Additionally, joint representation of both parties in the Motion to Modify proceeding is impermissible because it would involve the assertion of a claim by one client against another client in the same litigation, which is a nonconsentable conflict of interest. See Missouri Rule 4-1.7(b)(3), New Mexico Rule 16-107(B)(3), and Rule 1.7(b)(3) in Kansas, Indiana, and Tennessee. This is true for any matter, regardless of whether or not you acted as a neutral in it and regardless of how “amicable” the parties appear to be.

These rules make clear that, if informed consent to the representation is obtained from both parties, the attorney will only be able to represent one party and solely that party. Further, it is essential that the attorney clearly communicate to the non-represented party that the attorney will not be representing that party’s interests. See Missouri Informal Opinion 2010-0055.

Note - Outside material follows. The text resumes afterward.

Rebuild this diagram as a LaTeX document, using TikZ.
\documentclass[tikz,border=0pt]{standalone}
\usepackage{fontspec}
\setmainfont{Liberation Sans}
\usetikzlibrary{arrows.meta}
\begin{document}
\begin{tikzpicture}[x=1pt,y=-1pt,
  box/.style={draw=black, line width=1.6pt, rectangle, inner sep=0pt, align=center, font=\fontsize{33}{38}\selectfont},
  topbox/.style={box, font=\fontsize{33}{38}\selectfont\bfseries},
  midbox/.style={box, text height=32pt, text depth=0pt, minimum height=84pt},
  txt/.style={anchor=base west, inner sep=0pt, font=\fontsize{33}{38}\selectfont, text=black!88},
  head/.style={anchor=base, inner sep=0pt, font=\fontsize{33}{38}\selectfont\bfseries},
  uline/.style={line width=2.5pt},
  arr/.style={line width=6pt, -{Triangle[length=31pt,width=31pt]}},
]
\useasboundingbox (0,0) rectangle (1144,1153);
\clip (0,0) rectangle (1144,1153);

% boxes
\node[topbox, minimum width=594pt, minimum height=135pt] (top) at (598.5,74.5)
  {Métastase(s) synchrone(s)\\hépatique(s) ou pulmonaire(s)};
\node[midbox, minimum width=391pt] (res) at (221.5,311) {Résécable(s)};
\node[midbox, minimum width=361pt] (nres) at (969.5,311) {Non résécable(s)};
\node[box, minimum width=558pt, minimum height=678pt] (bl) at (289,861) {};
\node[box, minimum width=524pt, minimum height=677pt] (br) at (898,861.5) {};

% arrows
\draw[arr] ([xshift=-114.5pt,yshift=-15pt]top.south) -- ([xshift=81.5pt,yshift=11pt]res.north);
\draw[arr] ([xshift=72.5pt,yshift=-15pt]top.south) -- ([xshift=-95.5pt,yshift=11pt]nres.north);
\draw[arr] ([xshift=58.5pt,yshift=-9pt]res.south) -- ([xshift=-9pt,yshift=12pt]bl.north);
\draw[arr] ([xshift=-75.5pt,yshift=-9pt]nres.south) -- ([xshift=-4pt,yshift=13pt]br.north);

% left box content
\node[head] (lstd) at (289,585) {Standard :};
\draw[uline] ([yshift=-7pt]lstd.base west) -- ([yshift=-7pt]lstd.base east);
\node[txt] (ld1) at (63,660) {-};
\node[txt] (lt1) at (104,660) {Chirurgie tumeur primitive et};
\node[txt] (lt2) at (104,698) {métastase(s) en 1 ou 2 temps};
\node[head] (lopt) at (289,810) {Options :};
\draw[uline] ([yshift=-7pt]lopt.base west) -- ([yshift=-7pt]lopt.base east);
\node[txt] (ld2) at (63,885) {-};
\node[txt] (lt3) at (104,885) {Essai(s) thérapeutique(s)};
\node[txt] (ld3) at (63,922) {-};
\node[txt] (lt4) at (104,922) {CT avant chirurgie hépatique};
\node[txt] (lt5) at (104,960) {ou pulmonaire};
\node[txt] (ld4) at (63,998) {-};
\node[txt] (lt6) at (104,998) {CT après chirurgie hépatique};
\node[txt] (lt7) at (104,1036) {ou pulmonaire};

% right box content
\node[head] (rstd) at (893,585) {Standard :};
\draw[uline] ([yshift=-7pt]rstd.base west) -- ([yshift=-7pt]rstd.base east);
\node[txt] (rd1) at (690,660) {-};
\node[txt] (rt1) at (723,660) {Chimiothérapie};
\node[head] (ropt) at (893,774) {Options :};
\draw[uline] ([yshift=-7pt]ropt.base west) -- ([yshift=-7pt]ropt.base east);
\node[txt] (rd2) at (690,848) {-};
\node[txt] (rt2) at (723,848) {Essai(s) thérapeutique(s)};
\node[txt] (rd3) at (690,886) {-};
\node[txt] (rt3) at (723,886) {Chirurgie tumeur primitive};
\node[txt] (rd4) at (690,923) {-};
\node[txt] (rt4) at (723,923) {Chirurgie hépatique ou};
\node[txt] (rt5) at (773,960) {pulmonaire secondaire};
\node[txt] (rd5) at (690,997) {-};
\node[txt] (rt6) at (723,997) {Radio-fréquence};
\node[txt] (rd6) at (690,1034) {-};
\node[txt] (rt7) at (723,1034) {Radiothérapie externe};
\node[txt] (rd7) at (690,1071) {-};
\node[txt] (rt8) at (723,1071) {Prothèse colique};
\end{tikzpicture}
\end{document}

Best practices dictate that you not only obtain informed consent from both parties, but also that you completely confirm in writing both the consent itself and also all information provided to the parties to inform them about the nature of the representation and the conflict of interest. Informed consent is defined as “the agreement by a person to a proposed course of conduct after the lawyer has communicated adequate information and explanation about the material risks of and reasonably available alternatives to the proposed course of conduct,” and documenting the information provided to the parties proves you have satisfied this requirement. See Missouri Rule 4-1.0(e), Kansas Rule 1.0(f), New Mexico Rule 16-100(E), and Rule 1.0(e) in Indiana and Tennessee.

You should also work out up front which party will pay for your mediation services and which party will pay your legal fees. If a refund of legal fees becomes necessary during the representation, determine who will receive that refund. This should all be discussed and finalized before beginning any legal work for either party, and should be confirmed in writing to aid in resolving any future disputes.

Lastly, you should be aware that laws or codes of ethics for third-party neutrals in your jurisdiction may impose more stringent requirements than the Rules of Professional Conduct. Take care to fully understand your duties and discharge them appropriately in these situations.